U.S. President George W. Bush wants to field a national missile defense system, based in Alaska and California, by September 2004.

The report said that Bush’s plan is “dependent on 10 critical technologies,” and the Missile Defense Agency “has accepted higher cost and schedule risks by beginning integration … before these technologies have matured.”

The report singled out the missile defense system’s radar as “the least mature.”

In a response to the report, the Pentagon said that it is attempting to test the radar before the missile system is fielded.

“MDA is considering the addition of an integrated flight test prior to September 30, 2004, that would prove-out the upgrades that are underway to the Cobra Dane radar at Shemya, Alaska.  However, the lead time for adding radar tests with dedicated targets is considerable,” the Pentagon response said (General Accounting Office report, Sept. 24).

Senator Daniel Akaka (D-Hawaii), who requested the report, said the agency must test the radar before it is deployed.  Akaka said that tracking a foreign missile test with U.S. radar equipment will not prove the technology in an intercept situation.

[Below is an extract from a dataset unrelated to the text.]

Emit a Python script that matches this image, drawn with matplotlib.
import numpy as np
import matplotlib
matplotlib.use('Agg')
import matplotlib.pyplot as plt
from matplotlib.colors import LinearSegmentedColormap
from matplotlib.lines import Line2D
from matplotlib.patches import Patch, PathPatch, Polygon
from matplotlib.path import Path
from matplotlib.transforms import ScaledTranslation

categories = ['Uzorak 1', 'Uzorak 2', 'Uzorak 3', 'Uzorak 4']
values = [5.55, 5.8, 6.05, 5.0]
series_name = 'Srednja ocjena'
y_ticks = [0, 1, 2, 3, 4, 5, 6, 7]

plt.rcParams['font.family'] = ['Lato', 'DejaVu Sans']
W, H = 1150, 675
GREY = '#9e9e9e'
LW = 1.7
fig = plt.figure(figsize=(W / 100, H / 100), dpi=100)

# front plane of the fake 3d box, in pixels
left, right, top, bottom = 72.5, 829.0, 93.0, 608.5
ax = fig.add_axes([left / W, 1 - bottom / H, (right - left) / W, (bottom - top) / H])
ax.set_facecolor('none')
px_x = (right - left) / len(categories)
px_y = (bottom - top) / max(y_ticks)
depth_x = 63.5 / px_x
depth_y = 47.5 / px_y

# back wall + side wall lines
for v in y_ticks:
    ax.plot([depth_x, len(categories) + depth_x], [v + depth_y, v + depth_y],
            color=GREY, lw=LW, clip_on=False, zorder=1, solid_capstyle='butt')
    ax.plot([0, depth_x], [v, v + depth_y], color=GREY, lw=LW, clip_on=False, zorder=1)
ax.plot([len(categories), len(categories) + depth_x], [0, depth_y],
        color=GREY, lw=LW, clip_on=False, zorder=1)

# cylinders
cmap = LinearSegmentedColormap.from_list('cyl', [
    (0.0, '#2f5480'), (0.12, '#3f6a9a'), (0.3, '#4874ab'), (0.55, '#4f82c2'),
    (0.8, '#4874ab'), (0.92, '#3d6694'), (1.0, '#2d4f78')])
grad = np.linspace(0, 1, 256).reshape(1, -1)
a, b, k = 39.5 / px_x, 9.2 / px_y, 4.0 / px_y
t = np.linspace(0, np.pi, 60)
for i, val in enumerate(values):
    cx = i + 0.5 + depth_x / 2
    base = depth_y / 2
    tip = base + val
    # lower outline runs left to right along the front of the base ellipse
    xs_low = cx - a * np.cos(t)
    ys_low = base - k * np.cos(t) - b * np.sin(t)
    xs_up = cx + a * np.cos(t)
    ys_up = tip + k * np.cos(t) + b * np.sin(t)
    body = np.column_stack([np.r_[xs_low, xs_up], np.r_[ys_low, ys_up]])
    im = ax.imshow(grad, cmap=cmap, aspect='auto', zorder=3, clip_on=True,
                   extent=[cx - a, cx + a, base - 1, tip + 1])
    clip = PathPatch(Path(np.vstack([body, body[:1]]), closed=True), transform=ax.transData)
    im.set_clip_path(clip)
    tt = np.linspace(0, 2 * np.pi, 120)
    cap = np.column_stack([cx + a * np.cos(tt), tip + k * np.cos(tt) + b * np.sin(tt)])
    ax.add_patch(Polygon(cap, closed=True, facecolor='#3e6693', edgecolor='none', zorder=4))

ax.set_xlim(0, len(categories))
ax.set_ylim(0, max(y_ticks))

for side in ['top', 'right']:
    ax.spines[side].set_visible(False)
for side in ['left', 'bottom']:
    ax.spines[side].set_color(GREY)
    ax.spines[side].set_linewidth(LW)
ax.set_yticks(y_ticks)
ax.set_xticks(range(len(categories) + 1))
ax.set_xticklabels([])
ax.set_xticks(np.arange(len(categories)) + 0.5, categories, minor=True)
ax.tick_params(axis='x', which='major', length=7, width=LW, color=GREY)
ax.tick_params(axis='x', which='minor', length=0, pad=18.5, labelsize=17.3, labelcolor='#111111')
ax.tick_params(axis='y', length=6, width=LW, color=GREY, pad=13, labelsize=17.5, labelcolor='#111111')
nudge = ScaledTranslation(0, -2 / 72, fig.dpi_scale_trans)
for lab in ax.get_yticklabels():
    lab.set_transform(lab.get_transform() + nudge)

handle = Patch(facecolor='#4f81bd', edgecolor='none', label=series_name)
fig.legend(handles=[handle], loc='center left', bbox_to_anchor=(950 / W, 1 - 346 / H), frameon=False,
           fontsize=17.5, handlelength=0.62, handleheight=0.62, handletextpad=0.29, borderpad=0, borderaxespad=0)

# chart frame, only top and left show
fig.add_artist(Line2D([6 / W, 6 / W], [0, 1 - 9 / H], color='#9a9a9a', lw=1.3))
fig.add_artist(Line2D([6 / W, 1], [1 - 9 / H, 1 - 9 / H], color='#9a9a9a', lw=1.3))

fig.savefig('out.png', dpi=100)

“MDA hopes that it will get advance notice of a foreign missile test — presumably by North Korea or Russia — and then has time to turn on its hopefully installed software.  Even that type of test will not demonstrate Cobra Dane’s capability under stressful, operational conditions.  Relying on North Korea or Russian missile development to test our defense is a new approach to operational testing,” Akaka said (Akaka release, Sept. 23).